Sebagai tawaran solusi, Cherian, juga Endy, menekankan pada pemanfaatan media untuk melawan semua bentuk pelintiran kebencian Media independen non partisan harus diperbanyak dan didukung. Pemerintah harus meminta komitmen pemilik media arus utama untuk berkontribusi membangun iklim demokrasi yang sehat, yang tak semata-mata mengutamakan kepentingan komersil.
“Media itu sebenarnya punya andil besar. Tapi kalau media komersial, terhadap hal yang seharusnya tidak perlu diberitakan, tetap diberitakan karena yang begitu itu banyak dibaca orang. Jadi, harus ada media yang bebas dan independen, yang memungkinkan jurnalisnya bekerja untuk kepentingan publik,” tegas Endy.
Media, di tengah kemajuan teknologi dimana hampir setiap orang, terutama di kota-kota, memiliki akses kepada internet, harus menunjukan budi baiknya terhadap demokrasi. Dengan klik, konten media punya tugas untuk memenangkan isi kepala masyarakat untuk meninggalkan ekslkusivisme beragama, dan “tak membeli” barang ilegal politik kebencian yang diperdagangkan mafia-mafia demokrasi.
“Jika di Indonesia yang minstream adalah yang toleran, berarti yang anti mainstream adalah yang intoleran. Jika sebaliknya, berarti yang anti mainstream adalah yang toleran. Hati-hati! Yang bisa membalikkan status quo adalah yang anti mainstream,” kata Alissa.

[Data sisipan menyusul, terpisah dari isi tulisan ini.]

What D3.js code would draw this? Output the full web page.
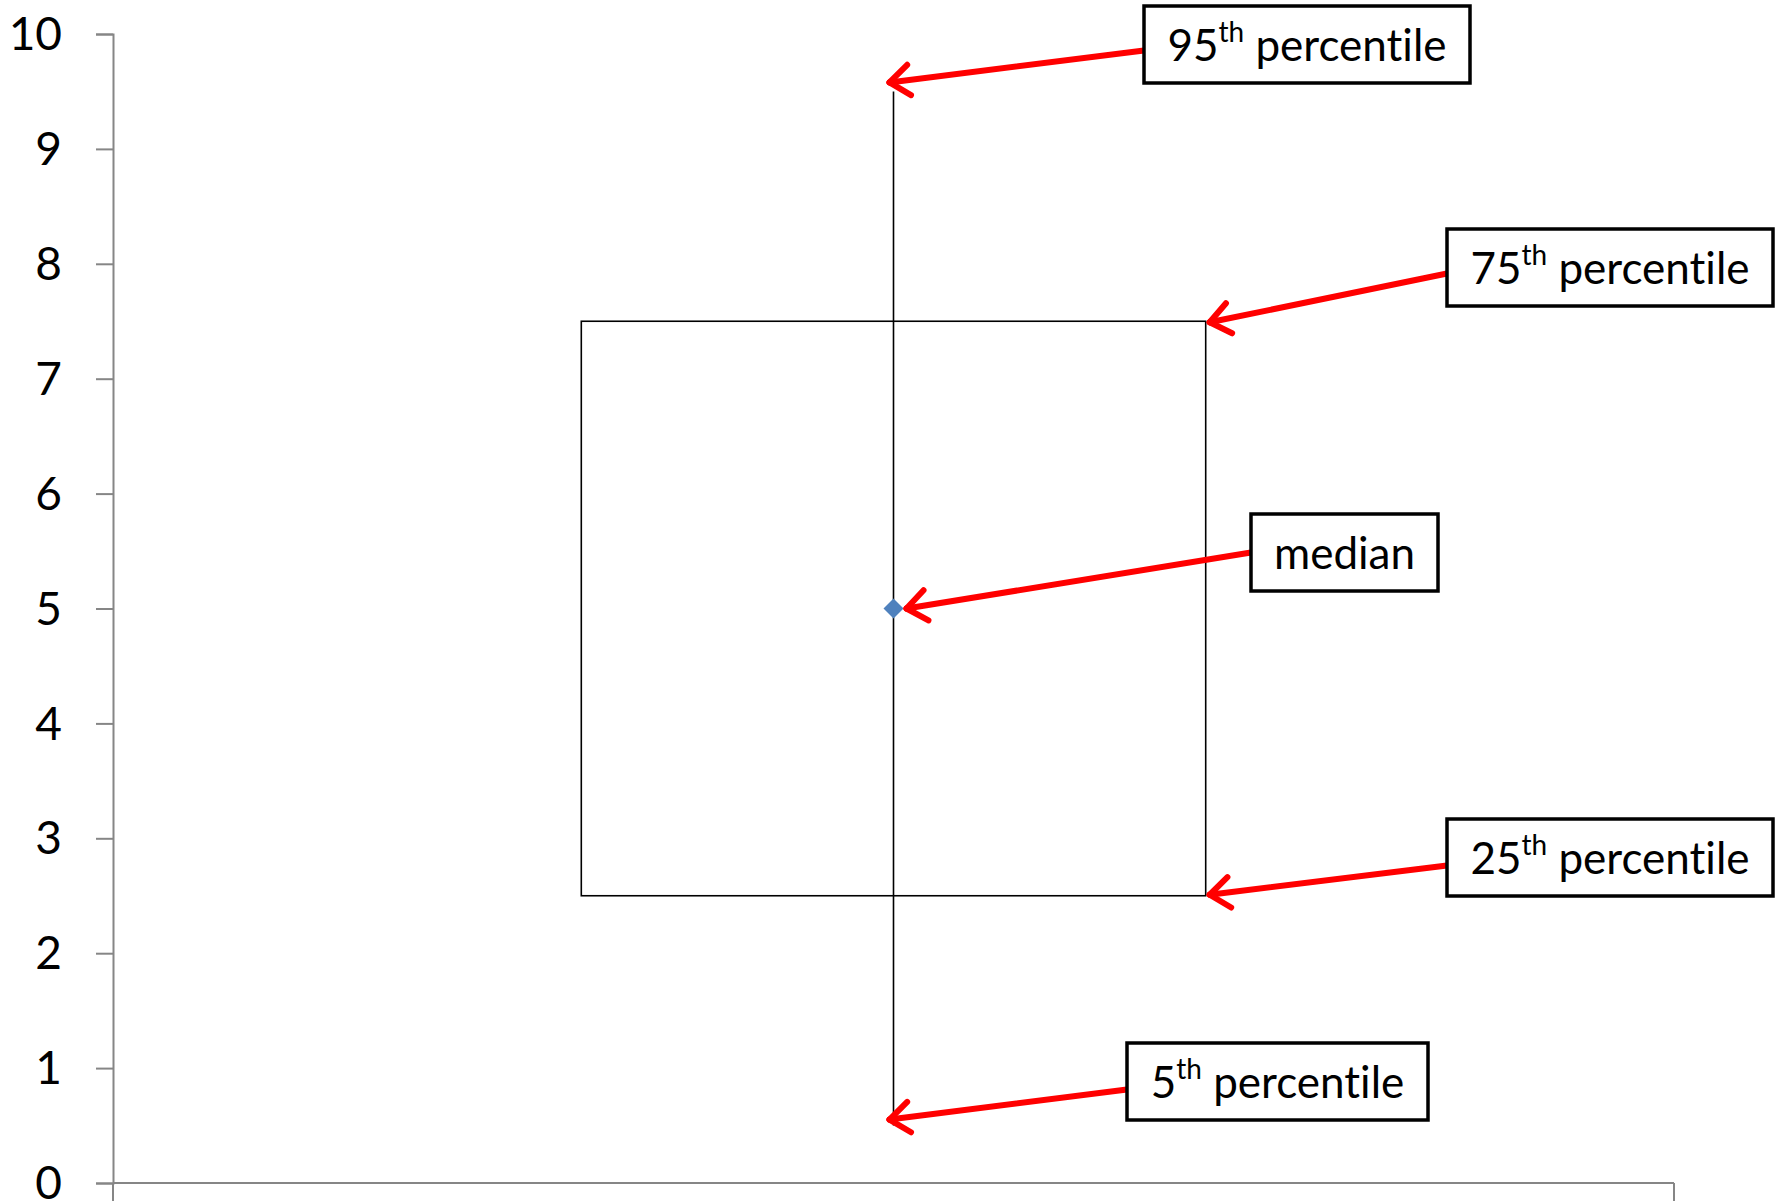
<!DOCTYPE html>
<html>
<head>
<meta charset="utf-8">
<script src="https://cdn.jsdelivr.net/npm/d3@7"></script>
<style>
  html, body { margin: 0; padding: 0; background: #fff; }
  svg { display: block; }
  text { font-family: Lato, "Open Sans", sans-serif; font-variant-ligatures: none; font-feature-settings: "liga" 0, "clig" 0; }
</style>
</head>
<body>
<svg id="chart" width="1783" height="1201"></svg>
<script>
// ---- data ----
const categories = [""];
const p5 = [0.5];
const p25 = [2.5];
const median = [5];
const p75 = [7.5];
const p95 = [9.5];
const yTicks = [0, 1, 2, 3, 4, 5, 6, 7, 8, 9, 10];
const annotationOrdinals = ["95", "75", "", "25", "5"];
const annotationTexts = ["percentile", "percentile", "median", "percentile", "percentile"];

// ---- layout ----
const plot = { left: 113, right: 1674, top: 34, bottom: 1183 };
const svg = d3.select("#chart");

const x = d3.scaleBand().domain(categories).range([plot.left, plot.right]).padding(0);
const y = d3.scaleLinear().domain([0, 10]).range([plot.bottom, plot.top]);

const axisColor = "#868686";

// y axis
const yAxis = svg.append("g")
  .attr("transform", `translate(${plot.left},0)`)
  .call(d3.axisLeft(y).tickValues(yTicks).tickSize(17).tickPadding(34).tickFormat(d3.format("d")));
yAxis.select(".domain").attr("stroke", axisColor).attr("stroke-width", 2);
yAxis.selectAll(".tick line").attr("stroke", axisColor).attr("stroke-width", 2);
yAxis.selectAll(".tick text").attr("fill", "#000").style("font-size", "46px")
  .style("font-family", "Lato, 'Open Sans', sans-serif").attr("dy", "0.34em");

// x axis (category boundaries as ticks)
const xg = svg.append("g");
xg.append("line")
  .attr("x1", plot.left).attr("x2", plot.right)
  .attr("y1", y(0)).attr("y2", y(0))
  .attr("stroke", axisColor).attr("stroke-width", 2);
const bounds = [x.range()[0], x.range()[1]];
xg.selectAll("line.b").data(bounds).join("line").attr("class", "b")
  .attr("x1", d => d).attr("x2", d => d)
  .attr("y1", y(0)).attr("y2", y(0) + 18)
  .attr("stroke", axisColor).attr("stroke-width", 2);

// box plot
const cx = d => x(d) + x.bandwidth() / 2;
const boxW = x.bandwidth() * 0.4;
const g = svg.append("g");
categories.forEach((c, i) => {
  g.append("line")
    .attr("x1", cx(c)).attr("x2", cx(c))
    .attr("y1", y(p95[i])).attr("y2", y(p5[i]))
    .attr("stroke", "#000").attr("stroke-width", 1.6);
  g.append("rect")
    .attr("x", cx(c) - boxW / 2).attr("width", boxW)
    .attr("y", y(p75[i])).attr("height", y(p25[i]) - y(p75[i]))
    .attr("fill", "none").attr("stroke", "#000").attr("stroke-width", 1.6);
  const m = 10;
  g.append("path")
    .attr("d", `M${cx(c)},${y(median[i]) - m} L${cx(c) + m},${y(median[i])} L${cx(c)},${y(median[i]) + m} L${cx(c) - m},${y(median[i])} Z`)
    .attr("fill", "#4f81bd");
});

// ---- annotations ----
const c0 = categories[0];
const annBoxes = [
  { x: 1144, y: 6,    w: 326, h: 77, dy: 6 },
  { x: 1447, y: 229,  w: 326, h: 77, dy: 6 },
  { x: 1251, y: 514,  w: 187, h: 77, dy: 0 },
  { x: 1447, y: 819,  w: 326, h: 77, dy: 8 },
  { x: 1127, y: 1043, w: 301, h: 77, dy: 8 }
];
const tips = [
  { x: cx(c0) - 4, y: y(p95[0]) - 9 },
  { x: cx(c0) + boxW / 2 + 4, y: y(p75[0]) + 1 },
  { x: cx(c0) + 13, y: y(median[0]) },
  { x: cx(c0) + boxW / 2 + 4, y: y(p25[0]) - 1 },
  { x: cx(c0) - 4, y: y(p5[0]) - 6 }
];

const ag = svg.append("g");
annBoxes.forEach((b, i) => {
  const sx = b.x;
  const startY = b.y + b.h / 2 + b.dy;
  const t = tips[i];
  ag.append("line")
    .attr("x1", sx).attr("y1", startY).attr("x2", t.x).attr("y2", t.y)
    .attr("stroke", "#ff0000").attr("stroke-width", 6).attr("stroke-linecap", "round");
  const ang = Math.atan2(startY - t.y, sx - t.x);
  const L = 25, spread = 0.66;
  [ang - spread, ang + spread].forEach(a => {
    ag.append("line")
      .attr("x1", t.x).attr("y1", t.y)
      .attr("x2", t.x + L * Math.cos(a)).attr("y2", t.y + L * Math.sin(a))
      .attr("stroke", "#ff0000").attr("stroke-width", 6).attr("stroke-linecap", "round");
  });
  ag.append("rect")
    .attr("x", b.x).attr("y", b.y).attr("width", b.w).attr("height", b.h)
    .attr("fill", "#fff").attr("stroke", "#000").attr("stroke-width", 3.5);
  const txt = ag.append("text")
    .attr("x", b.x + b.w / 2).attr("y", b.y + b.h / 2 + 16)
    .attr("text-anchor", "middle")
    .style("font-size", "44px").attr("fill", "#000");
  if (annotationOrdinals[i]) {
    txt.append("tspan").text(annotationOrdinals[i]);
    txt.append("tspan").text("th").style("font-size", "28px").attr("dy", -19);
    txt.append("tspan").text(" " + annotationTexts[i]).attr("dy", 19);
  } else {
    txt.text(annotationTexts[i]);
  }
});
</script>
</body>
</html>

Seorang filsuf Denmark, Soren Kierkegaard, mengingatkan pada abad ke-19 bahwa masyarakat harus hati-hati terhadap pendapat yang digadang-gadang sebagai pendapat mayoritas atau pendapat umum. Individu harus berpikir, siapa yang mengumpulkan pendapat individu per individu sehinga merumuskannya sebagai pendapat mayoritas, siapa yang memiliki kepentingan, dan kenapa dirinya harus terbawa pada masifikasi pendapat tersebut.